• **Supplied records**:
- - - -

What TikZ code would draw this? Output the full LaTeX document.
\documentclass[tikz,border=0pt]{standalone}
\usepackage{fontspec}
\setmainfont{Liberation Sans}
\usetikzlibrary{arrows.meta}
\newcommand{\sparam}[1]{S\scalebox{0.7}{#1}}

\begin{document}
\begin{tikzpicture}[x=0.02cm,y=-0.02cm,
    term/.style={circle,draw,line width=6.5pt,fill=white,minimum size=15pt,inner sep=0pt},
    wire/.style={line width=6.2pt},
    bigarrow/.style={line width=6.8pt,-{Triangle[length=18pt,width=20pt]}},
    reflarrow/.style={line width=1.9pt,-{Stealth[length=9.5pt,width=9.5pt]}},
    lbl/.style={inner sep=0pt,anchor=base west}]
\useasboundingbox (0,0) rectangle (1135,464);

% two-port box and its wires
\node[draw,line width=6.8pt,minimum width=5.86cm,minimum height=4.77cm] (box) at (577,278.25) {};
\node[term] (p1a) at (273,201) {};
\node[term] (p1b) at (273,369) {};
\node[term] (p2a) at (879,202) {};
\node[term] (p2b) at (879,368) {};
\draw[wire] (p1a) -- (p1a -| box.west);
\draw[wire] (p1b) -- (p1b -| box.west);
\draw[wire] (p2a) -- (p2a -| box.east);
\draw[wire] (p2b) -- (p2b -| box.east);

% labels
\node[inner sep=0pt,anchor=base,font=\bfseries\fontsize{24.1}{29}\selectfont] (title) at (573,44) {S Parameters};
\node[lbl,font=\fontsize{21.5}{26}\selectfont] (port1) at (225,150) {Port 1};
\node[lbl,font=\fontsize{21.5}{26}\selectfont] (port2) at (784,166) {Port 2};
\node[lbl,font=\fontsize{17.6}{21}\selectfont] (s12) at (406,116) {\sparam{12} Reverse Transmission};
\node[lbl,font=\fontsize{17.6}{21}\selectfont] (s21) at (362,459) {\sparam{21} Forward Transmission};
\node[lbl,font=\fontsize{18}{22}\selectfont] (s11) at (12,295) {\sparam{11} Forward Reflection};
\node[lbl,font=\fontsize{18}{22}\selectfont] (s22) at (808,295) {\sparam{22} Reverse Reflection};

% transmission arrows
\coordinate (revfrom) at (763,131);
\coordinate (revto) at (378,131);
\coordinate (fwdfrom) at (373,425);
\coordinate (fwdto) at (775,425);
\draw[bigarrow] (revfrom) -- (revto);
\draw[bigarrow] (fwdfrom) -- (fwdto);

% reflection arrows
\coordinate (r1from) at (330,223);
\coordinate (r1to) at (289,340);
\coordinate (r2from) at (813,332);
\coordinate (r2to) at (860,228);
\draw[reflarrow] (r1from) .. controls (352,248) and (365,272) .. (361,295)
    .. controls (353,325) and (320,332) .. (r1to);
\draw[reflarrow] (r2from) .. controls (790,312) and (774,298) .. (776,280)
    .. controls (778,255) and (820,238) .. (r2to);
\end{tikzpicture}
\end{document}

- - - -

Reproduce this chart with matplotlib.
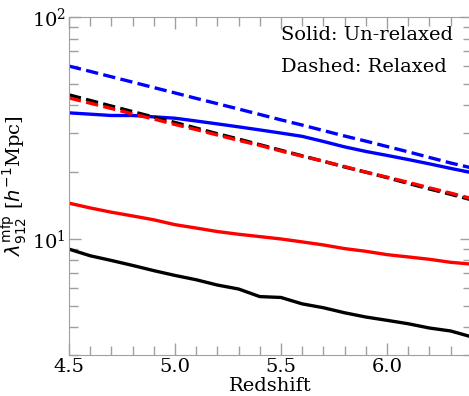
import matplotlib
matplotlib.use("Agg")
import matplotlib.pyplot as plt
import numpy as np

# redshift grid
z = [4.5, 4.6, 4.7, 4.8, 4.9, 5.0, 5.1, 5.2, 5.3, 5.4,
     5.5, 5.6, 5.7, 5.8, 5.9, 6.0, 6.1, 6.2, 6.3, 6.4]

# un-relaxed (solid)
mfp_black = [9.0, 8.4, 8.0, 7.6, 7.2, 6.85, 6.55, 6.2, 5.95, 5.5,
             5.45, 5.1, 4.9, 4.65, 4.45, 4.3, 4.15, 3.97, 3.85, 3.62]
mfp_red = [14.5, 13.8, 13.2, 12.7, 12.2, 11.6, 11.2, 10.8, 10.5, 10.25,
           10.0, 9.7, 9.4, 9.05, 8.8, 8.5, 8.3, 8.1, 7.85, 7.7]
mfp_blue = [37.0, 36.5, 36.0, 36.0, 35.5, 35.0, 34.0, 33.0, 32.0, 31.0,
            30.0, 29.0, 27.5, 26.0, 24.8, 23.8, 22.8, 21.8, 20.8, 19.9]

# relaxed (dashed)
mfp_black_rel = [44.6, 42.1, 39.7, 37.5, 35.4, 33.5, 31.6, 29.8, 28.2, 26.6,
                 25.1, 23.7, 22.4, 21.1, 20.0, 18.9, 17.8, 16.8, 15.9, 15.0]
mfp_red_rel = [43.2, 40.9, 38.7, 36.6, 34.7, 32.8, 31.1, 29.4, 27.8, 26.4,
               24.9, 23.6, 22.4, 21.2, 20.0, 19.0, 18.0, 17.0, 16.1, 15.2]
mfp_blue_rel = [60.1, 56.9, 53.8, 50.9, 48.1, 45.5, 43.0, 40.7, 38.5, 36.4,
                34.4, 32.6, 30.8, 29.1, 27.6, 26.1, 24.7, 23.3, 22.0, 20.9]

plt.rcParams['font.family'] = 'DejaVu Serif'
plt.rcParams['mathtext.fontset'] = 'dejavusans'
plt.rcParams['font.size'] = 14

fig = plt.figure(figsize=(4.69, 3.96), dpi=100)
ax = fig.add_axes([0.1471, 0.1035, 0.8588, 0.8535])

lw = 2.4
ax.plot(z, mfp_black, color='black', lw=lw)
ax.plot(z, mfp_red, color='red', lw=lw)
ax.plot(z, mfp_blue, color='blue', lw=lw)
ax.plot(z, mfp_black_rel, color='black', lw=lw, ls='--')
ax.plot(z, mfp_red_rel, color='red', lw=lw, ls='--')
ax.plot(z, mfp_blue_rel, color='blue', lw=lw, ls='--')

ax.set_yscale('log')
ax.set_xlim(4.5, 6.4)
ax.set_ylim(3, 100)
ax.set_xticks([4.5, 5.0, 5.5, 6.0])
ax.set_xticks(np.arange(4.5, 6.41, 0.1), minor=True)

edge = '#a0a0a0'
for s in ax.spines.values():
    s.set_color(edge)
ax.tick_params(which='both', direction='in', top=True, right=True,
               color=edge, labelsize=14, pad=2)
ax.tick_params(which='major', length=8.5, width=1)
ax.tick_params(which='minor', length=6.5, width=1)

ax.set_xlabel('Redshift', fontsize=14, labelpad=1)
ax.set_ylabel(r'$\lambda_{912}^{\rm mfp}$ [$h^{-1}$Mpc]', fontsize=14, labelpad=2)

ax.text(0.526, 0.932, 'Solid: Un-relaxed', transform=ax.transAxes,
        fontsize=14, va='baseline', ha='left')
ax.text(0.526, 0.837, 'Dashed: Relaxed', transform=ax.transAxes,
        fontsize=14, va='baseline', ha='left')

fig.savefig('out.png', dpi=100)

- - - -

• **Written instruction**: Copy exactly the stretch of lines from the one containing "Reproduce this chart with matplotlib." through the one containing "30.0, 29.0, 27.5, 26.0, 24.8, 23.8, 22.8, 21.8, 20.8, 19.9]", both included. Leave out any pictures.

• **Exercise output**:
Reproduce this chart with matplotlib.
import matplotlib
matplotlib.use("Agg")
import matplotlib.pyplot as plt
import numpy as np

# redshift grid
z = [4.5, 4.6, 4.7, 4.8, 4.9, 5.0, 5.1, 5.2, 5.3, 5.4,
     5.5, 5.6, 5.7, 5.8, 5.9, 6.0, 6.1, 6.2, 6.3, 6.4]

# un-relaxed (solid)
mfp_black = [9.0, 8.4, 8.0, 7.6, 7.2, 6.85, 6.55, 6.2, 5.95, 5.5,
             5.45, 5.1, 4.9, 4.65, 4.45, 4.3, 4.15, 3.97, 3.85, 3.62]
mfp_red = [14.5, 13.8, 13.2, 12.7, 12.2, 11.6, 11.2, 10.8, 10.5, 10.25,
           10.0, 9.7, 9.4, 9.05, 8.8, 8.5, 8.3, 8.1, 7.85, 7.7]
mfp_blue = [37.0, 36.5, 36.0, 36.0, 35.5, 35.0, 34.0, 33.0, 32.0, 31.0,
            30.0, 29.0, 27.5, 26.0, 24.8, 23.8, 22.8, 21.8, 20.8, 19.9]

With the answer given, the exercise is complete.